The Day of the Lord is a common theme in the Old Testament, particularly in the writings of the prophets. It refers to a coming day of reckoning, when God’s wrath will be meted out in judgement and destruction. The prophets warned, though, that not only the nations would be judged, but Jerusalem also. The city would be ransacked, the nations would invade, and then Messiah would come and rescue the remnant who survive (Zech 14). The Lord’s army will be innumerable, and the bloodshed will be extreme in the “valley of decision” (Joel 2). “That day” correlates to the battle of Armageddon and the second coming of Christ (2 Thes 2:3-12; Rev 9:13-19; 16:12-16; 17:12-14).

The Day of the Lord also anticipates God’s blessing, restoration, and glory for the remnant of Israel (Jer 31-33; Zeph 3). And that is the ingredient of the Day of the Lord that the Jews focused on. They looked forward to the day when they would have their enemies defeated, when they would be vindicated, and the glory of their nation and their Messiah would be renown in all the world. They must have focused so much on the restoration and glory that they overlooked the judgment and destruction that preceded it. Amos warned them, “Woe to you who long for the day of the Lord! Why do you long for the day of the Lord? That day will be darkness, not light” (Amos 5:20).
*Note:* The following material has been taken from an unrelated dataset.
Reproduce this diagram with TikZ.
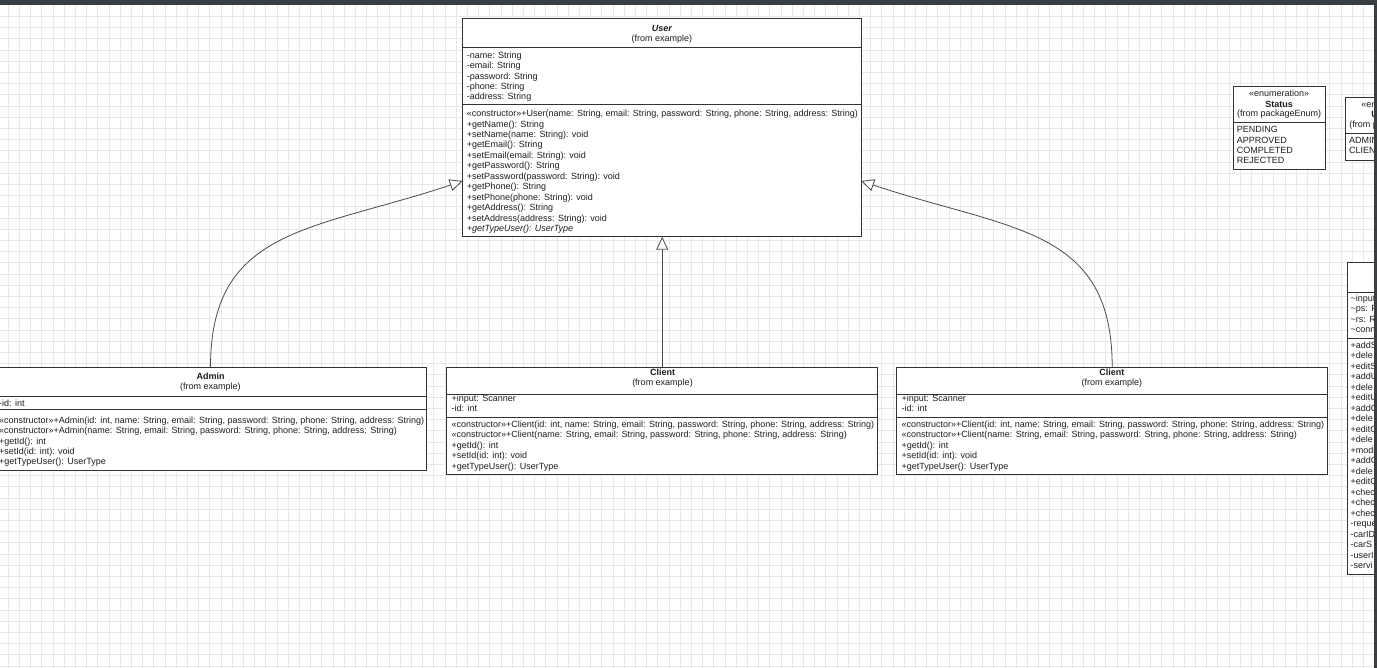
\documentclass[tikz,border=0pt]{standalone}
\usepackage{fontspec}
\setmainfont{Liberation Sans}
\usetikzlibrary{arrows.meta}
\definecolor{gridc}{HTML}{E8E8E8}
\definecolor{barc}{HTML}{3A3F44}
\definecolor{linec}{HTML}{333333}
\definecolor{edgec}{HTML}{4A4A4A}
\definecolor{txtc}{HTML}{1E1E1E}
\begin{document}
\begin{tikzpicture}[x=1pt,y=-1pt,
  gridline/.style={draw=gridc, line width=0.9pt},
  classbox/.style={draw=linec, fill=white, line width=0.9pt, rectangle,
    inner sep=0pt, outer sep=0pt, anchor=north west},
  sepline/.style={draw=linec, line width=0.9pt},
  txt/.style={inner sep=0pt, text=txtc, font=\fontsize{9}{10.4}\selectfont},
  row/.style={txt, anchor=base west},
  ctitle/.style={txt, anchor=base, font=\fontsize{9}{10.4}\selectfont\bfseries},
  cnote/.style={txt, anchor=base},
  inherit/.style={draw=edgec, line width=0.8pt,
    -{Triangle[open, length=13pt, width=12pt, fill=white]}},
]
\useasboundingbox (0,0) rectangle (1377,668);
\clip (0,0) rectangle (1377,668);
\fill[white] (0,0) rectangle (1377,668);

% background grid
\foreach \k in {0,...,123} \draw[gridline] ({8.3+11.2*\k},0) -- ({8.3+11.2*\k},668);
\foreach \k in {0,...,58} \draw[gridline] (0,{16.5+11.2*\k}) -- (1377,{16.5+11.2*\k});

% ---------- User ----------
\node[classbox, minimum width=398.3pt, minimum height=218pt] (user) at (462.7,18.7) {};
\draw[sepline] (user.west |- 0,47.3) -- (user.east |- 0,47.3);
\draw[sepline] (user.west |- 0,104) -- (user.east |- 0,104);
\node[ctitle, font=\fontsize{9}{10.4}\selectfont\bfseries\itshape] (user-t) at (661.9,31.5) {User};
\node[cnote] (user-f) at (661.9,41.5) {(from example)};
\foreach \t [count=\i from 0] in {{-name: String},{-email: String},{-password: String},{-phone: String},{-address: String}}
  \node[row] (user-a\i) at (466.7,{58.3+10.4*\i}) {\t};
\foreach \t [count=\i from 0] in {
  {«constructor»+User(name: String, email: String, password: String, phone: String, address: String)},
  {+getName(): String},{+setName(name: String): void},{+getEmail(): String},
  {+setEmail(email: String): void},{+getPassword(): String},
  {+setPassword(password: String): void},{+getPhone(): String},
  {+setPhone(phone: String): void},{+getAddress(): String},
  {+setAddress(address: String): void},{\itshape +getTypeUser(): UserType}}
  \node[row] (user-m\i) at (466.7,{116.6+10.45*\i}) {\t};

% ---------- Admin ----------
\node[classbox, minimum width=431pt, minimum height=102.7pt] (admin) at (-5,367.3) {};
\draw[sepline] (admin.west |- 0,396) -- (admin.east |- 0,396);
\draw[sepline] (admin.west |- 0,409.3) -- (admin.east |- 0,409.3);
\node[ctitle] (admin-t) at (210.5,380) {Admin};
\node[cnote] (admin-f) at (210.5,389.5) {(from example)};
\node[row] (admin-a0) at (-1,406.6) {-id: int};
\foreach \t [count=\i from 0] in {
  {«constructor»+Admin(id: int, name: String, email: String, password: String, phone: String, address: String)},
  {«constructor»+Admin(name: String, email: String, password: String, phone: String, address: String)},
  {+getId(): int},{+setId(id: int): void},{+getTypeUser(): UserType}}
  \node[row] (admin-m\i) at (-1,{423.3+10.4*\i}) {\t};

% ---------- Client (two copies) ----------
\foreach \nm/\lx/\cx in {clientA/446.7/662.5, clientB/896.7/1111.9} {
  \node[classbox, minimum width=431pt, minimum height=107.7pt] (\nm) at (\lx,367) {};
  \draw[sepline] (\nm.west |- 0,394) -- (\nm.east |- 0,394);
  \draw[sepline] (\nm.west |- 0,417.3) -- (\nm.east |- 0,417.3);
  \node[ctitle] (\nm-t) at (\cx,375.5) {Client};
  \node[cnote] (\nm-f) at (\cx,385.5) {(from example)};
  \node[row] (\nm-a0) at ({\lx+4.8},401.3) {+input: Scanner};
  \node[row] (\nm-a1) at ({\lx+4.8},411.8) {-id: int};
  \foreach \t [count=\i from 0] in {
    {«constructor»+Client(id: int, name: String, email: String, password: String, phone: String, address: String)},
    {«constructor»+Client(name: String, email: String, password: String, phone: String, address: String)},
    {+getId(): int},{+setId(id: int): void},{+getTypeUser(): UserType}}
    \node[row] (\nm-m\i) at ({\lx+4.8},{427.3+10.45*\i}) {\t};
}

% ---------- Status enumeration ----------
\node[classbox, minimum width=91.7pt, minimum height=83.3pt] (status) at (1233.3,86) {};
\draw[sepline] (status.west |- 0,122.3) -- (status.east |- 0,122.3);
\node[cnote] (status-s) at (1279.2,96.5) {«enumeration»};
\node[ctitle] (status-t) at (1279.2,107.3) {Status};
\node[cnote] (status-f) at (1279.2,116.6) {(from packageEnum)};
\foreach \t [count=\i from 0] in {PENDING,APPROVED,COMPLETED,REJECTED}
  \node[row] (status-v\i) at (1236.7,{132.6+10.45*\i}) {\t};

% ---------- UserType enumeration ----------
\node[classbox, minimum width=91.7pt, minimum height=63pt] (utype) at (1345.7,97) {};
\draw[sepline] (utype.west |- 0,133) -- (utype.east |- 0,133);
\node[cnote] (utype-s) at (1391.5,107.2) {«enumeration»};
\node[ctitle] (utype-t) at (1391.5,118) {UserType};
\node[cnote] (utype-f) at (1391.5,127.3) {(from packageEnum)};
\node[row] (utype-v0) at (1349,143.3) {ADMIN};
\node[row] (utype-v1) at (1349,153.7) {CLIENT};

% ---------- database class at the right edge ----------
\node[classbox, minimum width=160pt, minimum height=312pt] (dbc) at (1347.5,262) {};
\draw[sepline] (dbc.west |- 0,292) -- (dbc.east |- 0,292);
\draw[sepline] (dbc.west |- 0,338) -- (dbc.east |- 0,338);
\foreach \t [count=\i from 0] in {\textasciitilde input,\textasciitilde ps: P,\textasciitilde rs: R,\textasciitilde conn}
  \node[row] (dbc-a\i) at (1350.5,{301.3+10.5*\i}) {\t};
\foreach \t [count=\i from 0] in {+addS,+dele,+editS,+addU,+dele,+editU,+addC,+dele,+editC,+dele,+modi,+addC,+dele,+editC,+chec,+chec,+chec,-reque,-carID,-carS,-userI,-servi}
  \node[row] (dbc-m\i) at (1350.5,{348.3+10.5*\i}) {\t};

% ---------- generalisations ----------
\coordinate (uL) at (user.west |- 0,181);
\coordinate (uR) at (user.east |- 0,181);
\draw[inherit] (admin.north) .. controls +(0,-140) and +(-150,50) .. (uL);
\draw[inherit] (clientA.north) -- (clientA.north |- user.south);
\draw[inherit] (clientB.north) .. controls +(0,-140) and +(150,50) .. (uR);

% window frame
\fill[barc] (0,0) rectangle (1377,5);
\fill[barc] (1374,0) rectangle (1377,668);
\end{tikzpicture}
\end{document}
The Day of the Lord is still in the future, so it also appears in the New Testament. For the most part, though, the terminology changes to the second coming of Christ. But all the same features still pertain – judgment, destruction, wrath, then restoration and the glory of Christ’s earthly kingdom. Christians have adopted a view of that day similar to the Jews of old. They want to avoid the tribulation, turmoil, and destruction, so they look forward to the rapture rescuing them from that awful tribulation. But when Jesus and Paul said that the day of the Lord will come like a thief in the night, they were not referring to a rapture, like we have contorted it to mean. They meant the whole shebang – cataclysms, war and destruction, judgment and wrath, then the return of Jesus to defeat the nations, rapture the Church (the remnant who are left), and establish His kingdom.

And there you have it. The Day of the Lord is near -- very, very near. And that does not mean blissful escape before the wars and destruction begin, like so many have been led to believe. We need to consider the words of Amos, “Woe to you who long for the day of the Lord”, who think that the rapture is the only thing you need to anticipate on the near horizon.